Trustpilot jumped 12%. It reported half-year profit, predicted full-year earnings at the top end of market expectations, and announced a £20 million share buyback.
The Copenhagen-based consumer reviews platform said it swung to a pretax profit for the six months ended June 30 of $2.6 million, from a loss of $4.0 million a year prior. Revenue was $99.8 million, up 18% from $84.6 million.
WH Smith rose 11% as a combination of strong trading and shareholder returns drew praise from analysts.
In a trading update, the Swindon-based travel operator and retailer announced a £50 million share buy back, and pledged further returns to shareholders amid strong trading.
In the fourth-quarter ended August 31, group revenue rose 6% on-year, while like-for-like revenue advanced 4%. For the full-year, revenue was 7% higher, rising 5% like-for-like.
Overall, WH Smith expects the outcome for the year to August 31 to be in line with expectations.
Barclays raised its share price target to 1,590 pence from 1,535p before.
‘Whilst the update does not prove conclusively that the US growth rate will continue to improve from here, we consider this a clear step in the right direction, and an endorsement of the investment thesis.’
Costain fell 8.6% after ASGC Construction sold a 15% stake in the firm worth £37.9 million.

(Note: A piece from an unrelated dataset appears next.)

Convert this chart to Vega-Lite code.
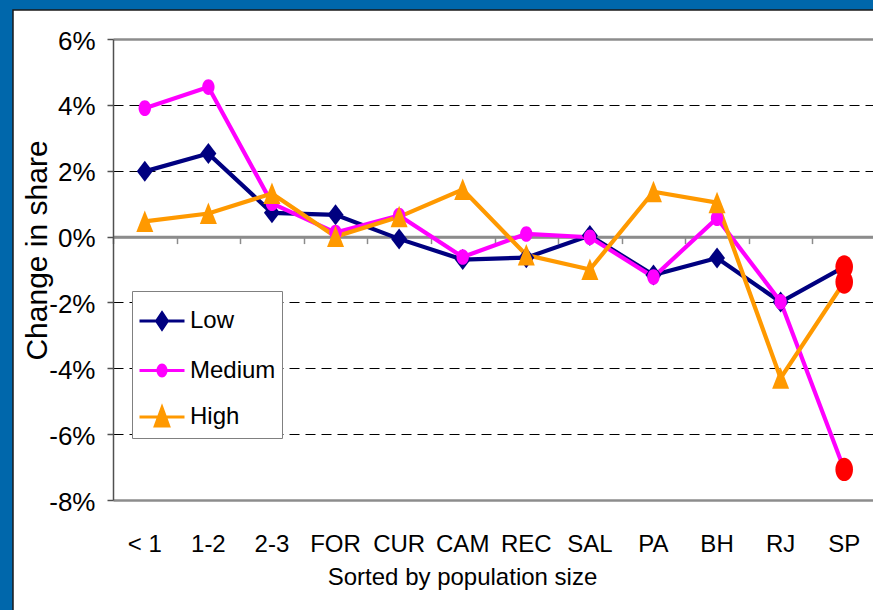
{
  "$schema": "https://vega.github.io/schema/vega-lite/v6.json",
  "width": 861,
  "height": 601,
  "autosize": {"type": "none"},
  "padding": {"left": 13, "top": 10, "right": -1, "bottom": -1},
  "background": "#0067ab",
  "view": {"fill": "#ffffff", "stroke": "#1a1a1a", "strokeWidth": 1.5},
  "config": {"font": "Liberation Sans"},
  "data": {"values": [
    {"cat": "< 1", "series": "Low", "value": 1.98},
    {"cat": "1-2", "series": "Low", "value": 2.52},
    {"cat": "2-3", "series": "Low", "value": 0.72},
    {"cat": "FOR", "series": "Low", "value": 0.66},
    {"cat": "CUR", "series": "Low", "value": -0.07},
    {"cat": "CAM", "series": "Low", "value": -0.7},
    {"cat": "REC", "series": "Low", "value": -0.64},
    {"cat": "SAL", "series": "Low", "value": 0.03},
    {"cat": "PA", "series": "Low", "value": -1.17},
    {"cat": "BH", "series": "Low", "value": -0.65},
    {"cat": "RJ", "series": "Low", "value": -1.99},
    {"cat": "SP", "series": "Low", "value": -0.92},
    {"cat": "< 1", "series": "Medium", "value": 3.9},
    {"cat": "1-2", "series": "Medium", "value": 4.54},
    {"cat": "2-3", "series": "Medium", "value": 1.01},
    {"cat": "FOR", "series": "Medium", "value": 0.12},
    {"cat": "CUR", "series": "Medium", "value": 0.64},
    {"cat": "CAM", "series": "Medium", "value": -0.62},
    {"cat": "REC", "series": "Medium", "value": 0.08},
    {"cat": "SAL", "series": "Medium", "value": -0.02},
    {"cat": "PA", "series": "Medium", "value": -1.23},
    {"cat": "BH", "series": "Medium", "value": 0.56},
    {"cat": "RJ", "series": "Medium", "value": -1.98},
    {"cat": "SP", "series": "Medium", "value": -7.07},
    {"cat": "< 1", "series": "High", "value": 0.46},
    {"cat": "1-2", "series": "High", "value": 0.7},
    {"cat": "2-3", "series": "High", "value": 1.31},
    {"cat": "FOR", "series": "High", "value": 0.0},
    {"cat": "CUR", "series": "High", "value": 0.6},
    {"cat": "CAM", "series": "High", "value": 1.43},
    {"cat": "REC", "series": "High", "value": -0.56},
    {"cat": "SAL", "series": "High", "value": -1.0},
    {"cat": "PA", "series": "High", "value": 1.36},
    {"cat": "BH", "series": "High", "value": 1.03},
    {"cat": "RJ", "series": "High", "value": -4.3},
    {"cat": "SP", "series": "High", "value": -1.38}
  ]},
  "resolve": {"axis": {"x": "independent", "y": "independent"}, "legend": {"color": "independent"}},
  "layer": [
    {
      "mark": {"type": "line", "strokeWidth": 4.2},
      "encoding": {
        "x": {"field": "cat", "type": "nominal",
          "sort": ["< 1", "1-2", "2-3", "FOR", "CUR", "CAM", "REC", "SAL", "PA", "BH", "RJ", "SP"],
          "scale": {"type": "band", "domain": ["< 1", "1-2", "2-3", "FOR", "CUR", "CAM", "REC", "SAL", "PA", "BH", "RJ", "SP"], "range": [100, 863], "paddingInner": 0, "paddingOuter": 0},
          "axis": {"orient": "bottom", "offset": -374.4, "labels": false, "title": null, "grid": false, "domain": true, "domainColor": "#8c8c8c", "domainWidth": 2.5, "ticks": true, "tickBand": "extent", "tickSize": 7, "tickColor": "#8c8c8c", "tickWidth": 1.5}
        },
        "y": {"field": "value", "type": "quantitative",
          "scale": {"domain": [-8, 6], "range": [490, 29], "nice": false, "zero": false},
          "axis": {
            "title": "Change in share",
            "values": [-8, -6, -4, -2, 0, 2, 4, 6],
            "labelExpr": "datum.value + '%'",
            "offset": -100,
            "domainColor": "#505050", "domainWidth": 1.5,
            "tickColor": "#505050", "tickSize": 6, "tickWidth": 1.5,
            "labelFontSize": 26, "labelPadding": 12, "labelColor": "#000000", "labelOffset": 2,
            "grid": true,
            "gridColor": {"condition": {"test": "datum.value == 6 || datum.value == -8 || datum.value == 0", "value": "#8c8c8c"}, "value": "#000000"},
            "gridDash": {"condition": {"test": "datum.value == 6 || datum.value == -8 || datum.value == 0", "value": []}, "value": [10, 6]},
            "gridWidth": {"condition": {"test": "datum.value == 6 || datum.value == -8 || datum.value == 0", "value": 2.5}, "value": 1},
            "titleFontSize": 30, "titleFontWeight": "normal", "titleColor": "#000000",
            "titleX": -61, "titleY": 240, "titleAngle": -90, "titleBaseline": "bottom", "titleAlign": "center"
          }
        },
        "color": {"field": "series", "type": "nominal",
          "scale": {"domain": ["Low", "Medium", "High"], "range": ["#000080", "#ff00ff", "#ff9900"]},
          "legend": null}
      }
    },
    {
      "transform": [{"filter": "datum.series == 'Low' && datum.cat != 'SP'"}],
      "mark": {"type": "point", "filled": true, "opacity": 1, "color": "#000080", "size": 400, "shape": "M0,-1.05L0.8,0L0,1.05L-0.8,0Z"},
      "encoding": {
        "x": {"field": "cat", "type": "nominal",
          "sort": ["< 1", "1-2", "2-3", "FOR", "CUR", "CAM", "REC", "SAL", "PA", "BH", "RJ", "SP"],
          "axis": {"orient": "bottom", "offset": -111, "domain": false, "ticks": false, "tickSize": 0, "grid": false,
            "labelAngle": 0, "labelPadding": 51, "labelBaseline": "alphabetic", "labelFontSize": 24, "labelColor": "#000000",
            "title": "Sorted by population size", "titleFontSize": 24, "titleFontWeight": "normal", "titleColor": "#000000",
            "titleX": 449, "titleY": 84, "titleBaseline": "alphabetic", "titleAlign": "center"}
        },
        "y": {"field": "value", "type": "quantitative", "axis": null}
      }
    },
    {
      "transform": [{"filter": "datum.series == 'Medium' && datum.cat != 'SP'"}],
      "mark": {"type": "point", "filled": true, "opacity": 1, "color": "#ff00ff", "size": 400, "shape": "M0.62,0A0.62,0.78,0,1,1,-0.62,0A0.62,0.78,0,1,1,0.62,0Z"},
      "encoding": {
        "x": {"field": "cat", "type": "nominal", "sort": ["< 1", "1-2", "2-3", "FOR", "CUR", "CAM", "REC", "SAL", "PA", "BH", "RJ", "SP"], "axis": null},
        "y": {"field": "value", "type": "quantitative", "axis": null}
      }
    },
    {
      "transform": [{"filter": "datum.series == 'High' && datum.cat != 'SP'"}],
      "mark": {"type": "point", "filled": true, "opacity": 1, "color": "#ff9900", "size": 400, "shape": "M0,-1.1L0.85,1.05L-0.85,1.05Z"},
      "encoding": {
        "x": {"field": "cat", "type": "nominal", "sort": ["< 1", "1-2", "2-3", "FOR", "CUR", "CAM", "REC", "SAL", "PA", "BH", "RJ", "SP"], "axis": null},
        "y": {"field": "value", "type": "quantitative", "axis": null}
      }
    },
    {
      "transform": [{"filter": "datum.cat == 'SP'"}],
      "mark": {"type": "point", "filled": true, "opacity": 1, "color": "#ff0000", "size": 400, "shape": "M0.88,0A0.88,1.17,0,1,1,-0.88,0A0.88,1.17,0,1,1,0.88,0Z"},
      "encoding": {
        "x": {"field": "cat", "type": "nominal", "sort": ["< 1", "1-2", "2-3", "FOR", "CUR", "CAM", "REC", "SAL", "PA", "BH", "RJ", "SP"], "axis": null},
        "y": {"field": "value", "type": "quantitative", "axis": null}
      }
    },
    {
      "transform": [{"filter": "datum.series == 'none'"}],
      "mark": {"type": "point", "filled": true, "opacity": 1, "size": 2025},
      "encoding": {
        "x": {"field": "cat", "type": "nominal", "sort": ["< 1", "1-2", "2-3", "FOR", "CUR", "CAM", "REC", "SAL", "PA", "BH", "RJ", "SP"], "axis": null},
        "y": {"field": "value", "type": "quantitative", "axis": null},
        "color": {"field": "series", "type": "nominal",
          "legend": {"orient": "none", "legendX": 119, "legendY": 281, "title": null, "fillColor": "#ffffff", "strokeColor": "#808080",
            "padding": 6, "rowPadding": 10.5, "labelFontSize": 24, "labelColor": "#000000", "labelOffset": 4,
            "symbolSize": 2025, "symbolStrokeWidth": 3, "symbolOpacity": 1,
            "encode": {"symbols": {"update": {
              "shape": {"signal": "datum.value === 'Low' ? 'M-1,0H1M0,-0.36L0.24,0L0,0.36L-0.24,0Z' : (datum.value === 'Medium' ? 'M-1,0H1M0.18,0A0.18,0.24,0,1,1,-0.18,0A0.18,0.24,0,1,1,0.18,0Z' : 'M-1,0H1M0,-0.42L0.3,0.4L-0.3,0.4Z')"},
              "stroke": {"scale": "color", "field": "value"},
              "strokeWidth": {"value": 3}}}}}}
      }
    }
  ]
}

Brent oil was quoted at $70.32 barrel at the time of the London equities close on Wednesday, up from $69.20 late Tuesday.
The price of gold eased to $2,512.09 an ounce against $2,515.08.
Thursday’s economic calendar sees the European Central Bank interest rate decision at 1315 BST and US PPI and weekly jobless claims data at 1330 BST.
The local corporate calendar has a trading statement from Trainline and half-year results from Fevertree Drinks.